> _What is asked_
Below is some material; transcribe all of it exactly.

> _Provided material_
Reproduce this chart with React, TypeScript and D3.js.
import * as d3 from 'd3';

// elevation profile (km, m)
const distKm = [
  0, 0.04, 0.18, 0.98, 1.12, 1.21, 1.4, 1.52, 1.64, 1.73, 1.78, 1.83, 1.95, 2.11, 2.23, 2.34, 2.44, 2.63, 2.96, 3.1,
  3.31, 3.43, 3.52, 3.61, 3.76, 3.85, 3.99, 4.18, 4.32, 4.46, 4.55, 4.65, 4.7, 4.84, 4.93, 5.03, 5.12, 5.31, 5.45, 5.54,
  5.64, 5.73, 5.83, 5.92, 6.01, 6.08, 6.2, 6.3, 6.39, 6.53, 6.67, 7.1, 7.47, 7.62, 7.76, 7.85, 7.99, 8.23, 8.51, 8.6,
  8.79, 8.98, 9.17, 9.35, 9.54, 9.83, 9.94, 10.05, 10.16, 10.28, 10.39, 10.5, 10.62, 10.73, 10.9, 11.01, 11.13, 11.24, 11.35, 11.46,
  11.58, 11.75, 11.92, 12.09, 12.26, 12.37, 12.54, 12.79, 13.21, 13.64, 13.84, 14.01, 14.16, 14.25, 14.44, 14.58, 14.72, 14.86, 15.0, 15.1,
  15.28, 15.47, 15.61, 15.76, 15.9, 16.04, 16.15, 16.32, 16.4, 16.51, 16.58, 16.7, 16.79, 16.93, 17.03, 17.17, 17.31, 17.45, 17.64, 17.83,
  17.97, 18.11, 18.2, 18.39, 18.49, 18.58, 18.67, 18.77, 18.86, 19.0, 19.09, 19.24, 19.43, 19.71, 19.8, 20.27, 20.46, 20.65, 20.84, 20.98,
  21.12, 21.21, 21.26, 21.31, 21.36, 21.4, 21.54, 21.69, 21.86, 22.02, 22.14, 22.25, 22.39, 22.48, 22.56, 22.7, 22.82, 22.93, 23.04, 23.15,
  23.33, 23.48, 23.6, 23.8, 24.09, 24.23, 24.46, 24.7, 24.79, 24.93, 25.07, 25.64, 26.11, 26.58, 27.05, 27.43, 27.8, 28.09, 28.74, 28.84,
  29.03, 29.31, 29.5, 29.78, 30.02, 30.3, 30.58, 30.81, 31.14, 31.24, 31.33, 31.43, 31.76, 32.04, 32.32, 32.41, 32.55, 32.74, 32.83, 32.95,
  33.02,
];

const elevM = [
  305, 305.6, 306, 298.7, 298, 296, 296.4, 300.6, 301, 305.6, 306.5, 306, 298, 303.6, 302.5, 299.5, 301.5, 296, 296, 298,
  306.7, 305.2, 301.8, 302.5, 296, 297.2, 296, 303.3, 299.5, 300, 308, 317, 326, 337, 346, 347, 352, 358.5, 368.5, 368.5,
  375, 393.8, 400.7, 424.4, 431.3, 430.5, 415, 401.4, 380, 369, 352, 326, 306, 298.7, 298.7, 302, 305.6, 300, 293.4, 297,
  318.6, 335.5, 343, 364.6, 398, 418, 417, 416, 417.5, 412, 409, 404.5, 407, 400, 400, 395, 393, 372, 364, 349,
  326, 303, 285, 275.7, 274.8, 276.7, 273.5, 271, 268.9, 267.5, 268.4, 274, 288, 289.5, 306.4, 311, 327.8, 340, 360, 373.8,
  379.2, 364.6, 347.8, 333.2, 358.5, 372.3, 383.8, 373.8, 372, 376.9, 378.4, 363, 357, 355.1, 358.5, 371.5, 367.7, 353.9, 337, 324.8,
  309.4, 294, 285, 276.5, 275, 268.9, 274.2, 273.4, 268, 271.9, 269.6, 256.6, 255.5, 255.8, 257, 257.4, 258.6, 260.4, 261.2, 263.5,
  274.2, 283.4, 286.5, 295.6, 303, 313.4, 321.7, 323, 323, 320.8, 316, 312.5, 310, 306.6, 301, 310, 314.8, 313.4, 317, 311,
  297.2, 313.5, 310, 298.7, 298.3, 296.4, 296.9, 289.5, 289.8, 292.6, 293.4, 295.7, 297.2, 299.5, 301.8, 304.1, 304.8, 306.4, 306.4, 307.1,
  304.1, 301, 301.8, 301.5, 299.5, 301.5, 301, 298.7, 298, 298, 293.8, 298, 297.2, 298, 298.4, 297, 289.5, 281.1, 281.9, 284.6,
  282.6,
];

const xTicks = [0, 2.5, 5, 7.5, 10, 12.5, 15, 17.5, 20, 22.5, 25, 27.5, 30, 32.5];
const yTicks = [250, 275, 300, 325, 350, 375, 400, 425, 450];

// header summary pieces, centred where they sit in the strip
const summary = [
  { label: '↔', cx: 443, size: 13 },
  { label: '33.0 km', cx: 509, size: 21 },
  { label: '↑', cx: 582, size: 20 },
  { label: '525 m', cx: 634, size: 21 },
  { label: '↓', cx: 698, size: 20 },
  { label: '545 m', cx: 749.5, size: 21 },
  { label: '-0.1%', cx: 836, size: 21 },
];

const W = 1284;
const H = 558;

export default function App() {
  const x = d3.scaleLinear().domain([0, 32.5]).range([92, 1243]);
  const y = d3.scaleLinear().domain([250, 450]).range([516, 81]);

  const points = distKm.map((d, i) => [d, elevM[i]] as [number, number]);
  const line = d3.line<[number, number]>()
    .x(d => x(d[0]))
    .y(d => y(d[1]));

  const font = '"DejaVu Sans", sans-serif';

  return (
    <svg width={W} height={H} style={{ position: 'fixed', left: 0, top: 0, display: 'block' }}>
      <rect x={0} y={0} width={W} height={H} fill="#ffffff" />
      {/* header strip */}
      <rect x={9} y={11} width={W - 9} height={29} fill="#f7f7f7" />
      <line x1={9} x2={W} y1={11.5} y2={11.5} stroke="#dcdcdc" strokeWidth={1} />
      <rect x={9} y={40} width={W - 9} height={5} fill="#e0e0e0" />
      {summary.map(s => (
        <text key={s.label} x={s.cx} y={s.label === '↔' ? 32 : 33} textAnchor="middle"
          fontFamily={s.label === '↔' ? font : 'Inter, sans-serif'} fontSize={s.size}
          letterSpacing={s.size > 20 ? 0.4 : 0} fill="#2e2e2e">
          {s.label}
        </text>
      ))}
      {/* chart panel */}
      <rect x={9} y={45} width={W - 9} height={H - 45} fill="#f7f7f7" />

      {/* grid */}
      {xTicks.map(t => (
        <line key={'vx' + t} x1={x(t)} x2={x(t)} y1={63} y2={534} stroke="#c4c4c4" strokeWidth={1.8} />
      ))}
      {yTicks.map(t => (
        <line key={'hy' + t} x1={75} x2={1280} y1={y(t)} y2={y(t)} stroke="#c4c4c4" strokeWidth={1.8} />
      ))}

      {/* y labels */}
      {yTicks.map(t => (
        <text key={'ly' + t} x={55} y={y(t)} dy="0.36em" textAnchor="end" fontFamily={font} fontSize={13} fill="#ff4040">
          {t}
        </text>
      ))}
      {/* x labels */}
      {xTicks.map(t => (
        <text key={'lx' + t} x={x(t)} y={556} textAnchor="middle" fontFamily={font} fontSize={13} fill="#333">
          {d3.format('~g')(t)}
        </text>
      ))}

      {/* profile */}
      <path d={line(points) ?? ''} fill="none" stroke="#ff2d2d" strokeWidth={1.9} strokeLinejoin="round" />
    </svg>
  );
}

> _Completed exercise_
Reproduce this chart with React, TypeScript and D3.js.
import * as d3 from 'd3';

// elevation profile (km, m)
const distKm = [
  0, 0.04, 0.18, 0.98, 1.12, 1.21, 1.4, 1.52, 1.64, 1.73, 1.78, 1.83, 1.95, 2.11, 2.23, 2.34, 2.44, 2.63, 2.96, 3.1,
  3.31, 3.43, 3.52, 3.61, 3.76, 3.85, 3.99, 4.18, 4.32, 4.46, 4.55, 4.65, 4.7, 4.84, 4.93, 5.03, 5.12, 5.31, 5.45, 5.54,
  5.64, 5.73, 5.83, 5.92, 6.01, 6.08, 6.2, 6.3, 6.39, 6.53, 6.67, 7.1, 7.47, 7.62, 7.76, 7.85, 7.99, 8.23, 8.51, 8.6,
  8.79, 8.98, 9.17, 9.35, 9.54, 9.83, 9.94, 10.05, 10.16, 10.28, 10.39, 10.5, 10.62, 10.73, 10.9, 11.01, 11.13, 11.24, 11.35, 11.46,
  11.58, 11.75, 11.92, 12.09, 12.26, 12.37, 12.54, 12.79, 13.21, 13.64, 13.84, 14.01, 14.16, 14.25, 14.44, 14.58, 14.72, 14.86, 15.0, 15.1,
  15.28, 15.47, 15.61, 15.76, 15.9, 16.04, 16.15, 16.32, 16.4, 16.51, 16.58, 16.7, 16.79, 16.93, 17.03, 17.17, 17.31, 17.45, 17.64, 17.83,
  17.97, 18.11, 18.2, 18.39, 18.49, 18.58, 18.67, 18.77, 18.86, 19.0, 19.09, 19.24, 19.43, 19.71, 19.8, 20.27, 20.46, 20.65, 20.84, 20.98,
  21.12, 21.21, 21.26, 21.31, 21.36, 21.4, 21.54, 21.69, 21.86, 22.02, 22.14, 22.25, 22.39, 22.48, 22.56, 22.7, 22.82, 22.93, 23.04, 23.15,
  23.33, 23.48, 23.6, 23.8, 24.09, 24.23, 24.46, 24.7, 24.79, 24.93, 25.07, 25.64, 26.11, 26.58, 27.05, 27.43, 27.8, 28.09, 28.74, 28.84,
  29.03, 29.31, 29.5, 29.78, 30.02, 30.3, 30.58, 30.81, 31.14, 31.24, 31.33, 31.43, 31.76, 32.04, 32.32, 32.41, 32.55, 32.74, 32.83, 32.95,
  33.02,
];

const elevM = [
  305, 305.6, 306, 298.7, 298, 296, 296.4, 300.6, 301, 305.6, 306.5, 306, 298, 303.6, 302.5, 299.5, 301.5, 296, 296, 298,
  306.7, 305.2, 301.8, 302.5, 296, 297.2, 296, 303.3, 299.5, 300, 308, 317, 326, 337, 346, 347, 352, 358.5, 368.5, 368.5,
  375, 393.8, 400.7, 424.4, 431.3, 430.5, 415, 401.4, 380, 369, 352, 326, 306, 298.7, 298.7, 302, 305.6, 300, 293.4, 297,
  318.6, 335.5, 343, 364.6, 398, 418, 417, 416, 417.5, 412, 409, 404.5, 407, 400, 400, 395, 393, 372, 364, 349,
  326, 303, 285, 275.7, 274.8, 276.7, 273.5, 271, 268.9, 267.5, 268.4, 274, 288, 289.5, 306.4, 311, 327.8, 340, 360, 373.8,
  379.2, 364.6, 347.8, 333.2, 358.5, 372.3, 383.8, 373.8, 372, 376.9, 378.4, 363, 357, 355.1, 358.5, 371.5, 367.7, 353.9, 337, 324.8,
  309.4, 294, 285, 276.5, 275, 268.9, 274.2, 273.4, 268, 271.9, 269.6, 256.6, 255.5, 255.8, 257, 257.4, 258.6, 260.4, 261.2, 263.5,
  274.2, 283.4, 286.5, 295.6, 303, 313.4, 321.7, 323, 323, 320.8, 316, 312.5, 310, 306.6, 301, 310, 314.8, 313.4, 317, 311,
  297.2, 313.5, 310, 298.7, 298.3, 296.4, 296.9, 289.5, 289.8, 292.6, 293.4, 295.7, 297.2, 299.5, 301.8, 304.1, 304.8, 306.4, 306.4, 307.1,
  304.1, 301, 301.8, 301.5, 299.5, 301.5, 301, 298.7, 298, 298, 293.8, 298, 297.2, 298, 298.4, 297, 289.5, 281.1, 281.9, 284.6,
  282.6,
];

const xTicks = [0, 2.5, 5, 7.5, 10, 12.5, 15, 17.5, 20, 22.5, 25, 27.5, 30, 32.5];
const yTicks = [250, 275, 300, 325, 350, 375, 400, 425, 450];

// header summary pieces, centred where they sit in the strip
const summary = [
  { label: '↔', cx: 443, size: 13 },
  { label: '33.0 km', cx: 509, size: 21 },
  { label: '↑', cx: 582, size: 20 },
  { label: '525 m', cx: 634, size: 21 },
  { label: '↓', cx: 698, size: 20 },
  { label: '545 m', cx: 749.5, size: 21 },
  { label: '-0.1%', cx: 836, size: 21 },
];

const W = 1284;
const H = 558;

export default function App() {
  const x = d3.scaleLinear().domain([0, 32.5]).range([92, 1243]);
  const y = d3.scaleLinear().domain([250, 450]).range([516, 81]);

  const points = distKm.map((d, i) => [d, elevM[i]] as [number, number]);
  const line = d3.line<[number, number]>()
    .x(d => x(d[0]))
    .y(d => y(d[1]));

  const font = '"DejaVu Sans", sans-serif';

  return (
    <svg width={W} height={H} style={{ position: 'fixed', left: 0, top: 0, display: 'block' }}>
      <rect x={0} y={0} width={W} height={H} fill="#ffffff" />
      {/* header strip */}
      <rect x={9} y={11} width={W - 9} height={29} fill="#f7f7f7" />
      <line x1={9} x2={W} y1={11.5} y2={11.5} stroke="#dcdcdc" strokeWidth={1} />
      <rect x={9} y={40} width={W - 9} height={5} fill="#e0e0e0" />
      {summary.map(s => (
        <text key={s.label} x={s.cx} y={s.label === '↔' ? 32 : 33} textAnchor="middle"
          fontFamily={s.label === '↔' ? font : 'Inter, sans-serif'} fontSize={s.size}
          letterSpacing={s.size > 20 ? 0.4 : 0} fill="#2e2e2e">
          {s.label}
        </text>
      ))}
      {/* chart panel */}
      <rect x={9} y={45} width={W - 9} height={H - 45} fill="#f7f7f7" />

      {/* grid */}
      {xTicks.map(t => (
        <line key={'vx' + t} x1={x(t)} x2={x(t)} y1={63} y2={534} stroke="#c4c4c4" strokeWidth={1.8} />
      ))}
      {yTicks.map(t => (
        <line key={'hy' + t} x1={75} x2={1280} y1={y(t)} y2={y(t)} stroke="#c4c4c4" strokeWidth={1.8} />
      ))}

      {/* y labels */}
      {yTicks.map(t => (
        <text key={'ly' + t} x={55} y={y(t)} dy="0.36em" textAnchor="end" fontFamily={font} fontSize={13} fill="#ff4040">
          {t}
        </text>
      ))}
      {/* x labels */}
      {xTicks.map(t => (
        <text key={'lx' + t} x={x(t)} y={556} textAnchor="middle" fontFamily={font} fontSize={13} fill="#333">
          {d3.format('~g')(t)}
        </text>
      ))}

      {/* profile */}
      <path d={line(points) ?? ''} fill="none" stroke="#ff2d2d" strokeWidth={1.9} strokeLinejoin="round" />
    </svg>
  );
}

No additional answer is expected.